Final thoughts: I mean, what else is there to say? This is probably the most trendy, RTW-looking thing I've made. It's not vintage-y at all in silhouette, fabric, or color -- I'm finally getting in on the neon-plus-neutral look that's so big right now. And it's nice to work with knits every once in a while and take a break from darts and seam finishing.

Look Ma, no darts!


And finally, giveaway winners!
Set #1: Megan (the one who wished I were her chemistry teacher, and I swear random.org wasn't biased)
Set #2: Disparate Disciplines
Set #3: Mommy to Maddex
Set #4: Pippi of Paper Yak

Congratulations! Please email me as soon as possible with your mailing address at cationdesignsblog at gmail dot com (if I don't hear from you by Tuesday night I will go ahead and pick new winners; I need to mail these out before we move!). And a big thank you to everyone for entering, reading my blog, and especially for the very kind comments...I had so many warm fuzzies reading them all! I was really touched to see how many people love geekery, bedsheet dresses, and Walnut.

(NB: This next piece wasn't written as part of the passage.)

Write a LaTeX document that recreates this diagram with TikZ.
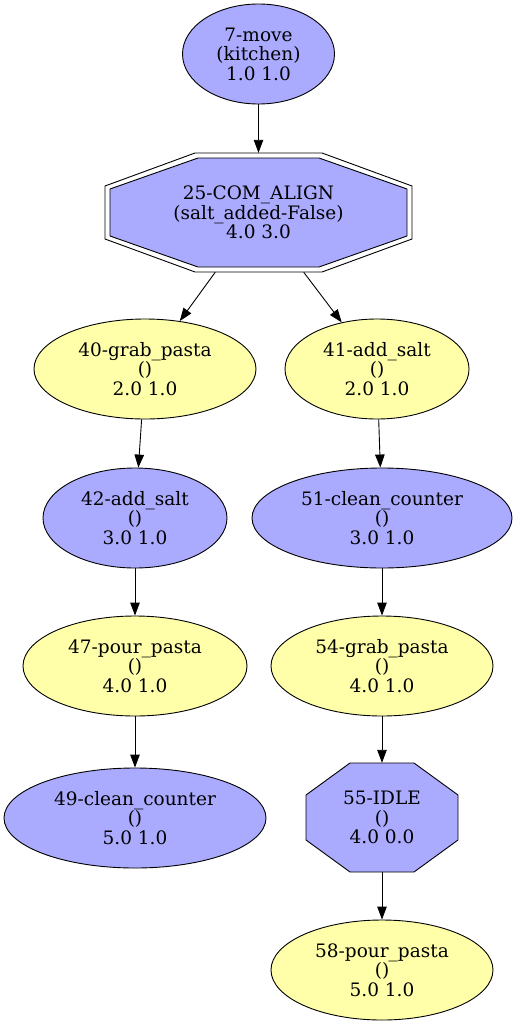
\documentclass[tikz,border=0pt]{standalone}
\usepackage{fontspec}
\setmainfont{DejaVu Serif}
\usetikzlibrary{shapes.geometric,arrows.meta,backgrounds}
\definecolor{nblue}{HTML}{AAAAFF}
\definecolor{nyellow}{HTML}{FFFFAA}
\begin{document}
\begin{tikzpicture}[x=1pt,y=-1pt,
  every node/.style={font=\fontsize{18.5}{19.5}\selectfont, align=center, inner sep=0pt},
  ell/.style={ellipse, draw, line width=0.9pt, minimum width=#1, minimum height=100pt},
  oct/.style={rectangle, draw=none},
  edge/.style={-{Triangle[length=13pt,width=9.5pt]}, line width=0.9pt},
  octline/.style={line width=0.9pt}
]
\useasboundingbox (0,0) rectangle (518,1025);

\node[ell=152pt, fill=nblue] (n7) at (258.5,54) {7-move\\(kitchen)\\1.0 1.0};
\node[oct, minimum width=307pt, minimum height=119pt] (n25) at (258.5,212.5) {25-COM\_ALIGN\\(salt\_added-False)\\4.0 3.0};
\node[ell=222pt, fill=nyellow] (n40) at (145,369) {40-grab\_pasta\\()\\2.0 1.0};
\node[ell=184pt, fill=nyellow] (n41) at (377,369) {41-add\_salt\\()\\2.0 1.0};
\node[ell=184pt, fill=nblue] (n42) at (135,518) {42-add\_salt\\()\\3.0 1.0};
\node[ell=260pt, fill=nblue] (n51) at (382,518) {51-clean\_counter\\()\\3.0 1.0};
\node[ell=224pt, fill=nyellow] (n47) at (135,666) {47-pour\_pasta\\()\\4.0 1.0};
\node[ell=222pt, fill=nyellow] (n54) at (382,666) {54-grab\_pasta\\()\\4.0 1.0};
\node[ell=262pt, fill=nblue] (n49) at (135,818) {49-clean\_counter\\()\\5.0 1.0};
\node[oct, minimum width=152pt, minimum height=109pt] (n55) at (382,817.5) {55-IDLE\\()\\4.0 0.0};
\node[ell=222pt, fill=nyellow] (n58) at (382,970) {58-pour\_pasta\\()\\5.0 1.0};

\begin{scope}[on background layer]
  \begin{scope}[shift={(n25.center)}]
    \draw[octline] (-63.5,-59.5) -- (63.5,-59.5) -- (153.5,-26.5) -- (153.5,26.5) -- (63.5,59.5) -- (-63.5,59.5) -- (-153.5,26.5) -- (-153.5,-26.5) -- cycle;
    \draw[octline, fill=nblue] (-60.5,-54.5) -- (60.5,-54.5) -- (148.5,-23.5) -- (148.5,23.5) -- (60.5,54.5) -- (-60.5,54.5) -- (-148.5,23.5) -- (-148.5,-23.5) -- cycle;
  \end{scope}
  \begin{scope}[shift={(n55.center)}]
    \draw[octline, fill=nblue] (-32,-54.5) -- (32,-54.5) -- (76,-22.5) -- (76,22.5) -- (32,54.5) -- (-32,54.5) -- (-76,22.5) -- (-76,-22.5) -- cycle;
  \end{scope}
\end{scope}

\draw[edge] (n7) -- (n25);
\draw[edge] (n25) -- (n40);
\draw[edge] (n25) -- (n41);
\draw[edge] (n40) -- (n42);
\draw[edge] (n41) -- (n51);
\draw[edge] (n42) -- (n47);
\draw[edge] (n51) -- (n54);
\draw[edge] (n47) -- (n49);
\draw[edge] (n54) -- (n55);
\draw[edge] (n55) -- (n58);
\end{tikzpicture}
\end{document}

*My first year teaching was right out of college, and I was only three years older than some of my students. I went to the local Target to pick up sunscreen and ran into some students while wearing a tank top and shorts leftover from San Diego summers...it was super uncomfortable trying to make small talk. If there's any chance of running into former students, I suit up accordingly.